Quale capo rivoluzionario, Mao assume dal marxismo il concetto di "lotta di classe", nel senso di spaccatura (oggettiva, prima che soggettiva) della società in due poli fondamentali a un tempo opposti e interdipendenti. Nell'analisi di Marx, lavoro e capitale. Su questo punto essenziale, Mao assume il marxismo e, basandosi sulla dialettica combinatoria della tradizione cinese, estende il significato di "lotta di classe" al di là del rapporto fra capitale (industriale e finanziario) e classe operaia, quale si manifestò in un periodo storico determinato, e pone quella polarizzazione come agente storico permanente: fra sfruttatori, o detentori del potere, e sfruttati, o assoggettati. Da questa concezione viene anche la risposta al perché abbia promosso la rivoluzione culturale pur prevedendo la probabile sconfitta: la contingenza del pericolo grave per la parte con cui si è solidali è un motivo di più per rischiare (non per malinteso eroismo ma semplicemente per coerenza). Questo comportamento (insieme con altri di Mao) è la negazione della politica, e in sostanza denuncia la politica come falsità.
La politica è riferimento allo stato (la polis ne è la forma prima e più semplice), implica la dimensione del potere esercitato per conto di tutti e su tutti, è il momento unificante, quello dei «due che si riuniscono in uno» (Secondo uno slogan largamente diffuso (e contestato) alla vigilia della rivoluzione culturale) ad opera, appunto, del potere. Il mito della democrazia ateniese, che percorre la storia d'Europa, arriva al suo apice con l'idea prima illuminista poi socialista, del potere esercitato dal popolo, è lo scoglio contro cui si infrange la rivoluzione francese, e infine - nonostante tutto il pensiero critico marxista - ogni tentativo di socialismo. Il partito-stato dei paesi socialisti non è, come vorrebbero gli accademici della destra e il pensiero unico, la continuazione-ripetizione del dispotismo: è il risultato del tentativo utopico di mettere insieme lotta di classe e politica, condizione di oppressi e potere. La ricerca della "classe per sé" - cioè degli oppressi che divenendo coscienti di sé assumano il potere - conduce alla dialettica perversa dei rappresentanti degli oppressi che assumono ed esercitano il potere in proprio. E' la tragedia del leninismo (anche quella personale di Lenin, meravigliosamente interpretata nel film di Sokurov).

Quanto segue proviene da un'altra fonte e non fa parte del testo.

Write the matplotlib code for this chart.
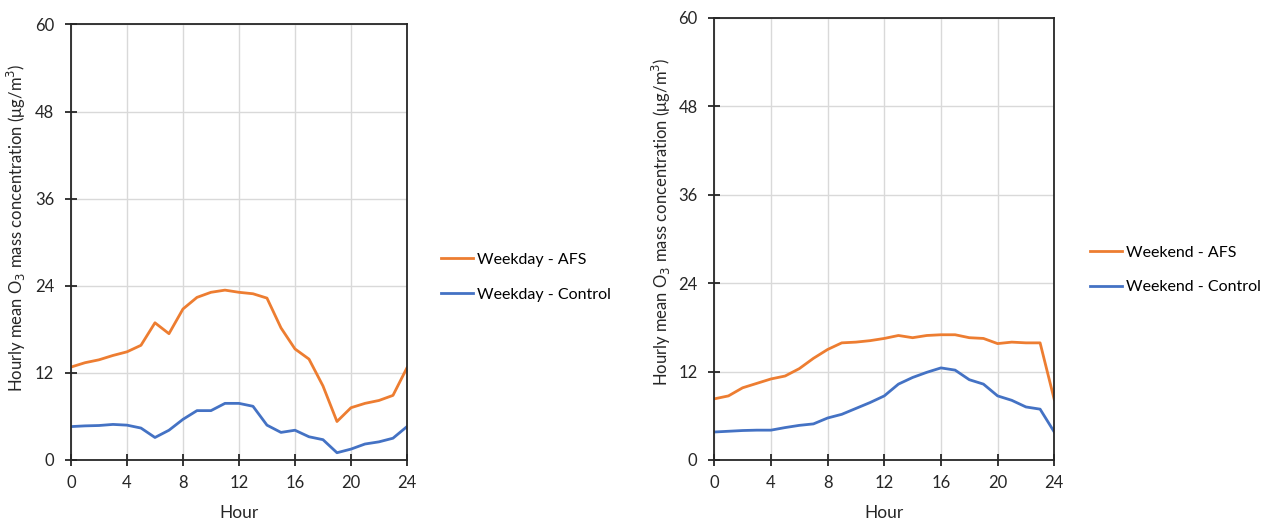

E’ anche la tragedia di Mao Zedong, a un livello ulteriore: Mao tenta di combinare i due ruoli, quello della lotta di classe (rivoluzione continua, fino alla rivoluzione culturale) e quello della politica (l'esercizio del potere). Resta solo. «Solo, con le masse», aveva detto a Malraux. Ma le masse, ancora una volta, non sono state quelle del mito democratico.
L'anomalia di Mao sta in questa duplicità: essere detentore del potere statuale al massimo livello, e ad un tempo continuare a proporsi come leader rivoluzionario, quello che incita all'assalto del "quartier generale". Quanto era già potenziale in Lenin (praticamente ridotto all'impotenza e condotto alla morte prima che i termini della contraddizione si esplicitassero appieno) si realizza con Mao. La chiarezza è facilitata dai precedenti storici in Cina, dove potere e possesso-esercizio della cultura superiore si identificano. Per cui il problema dell'esercizio del potere politico degli uni sugli altri si intreccia con quello della disuguaglianza, anche culturale. Un grande passo avanti rispetto anche a Stato e rivoluzione.
Per quanto concerne Mao, la rivoluzione culturale è stata una proposta necessaria di anarchia da parte di chi ne conosceva in partenza la più che probabile sconfitta.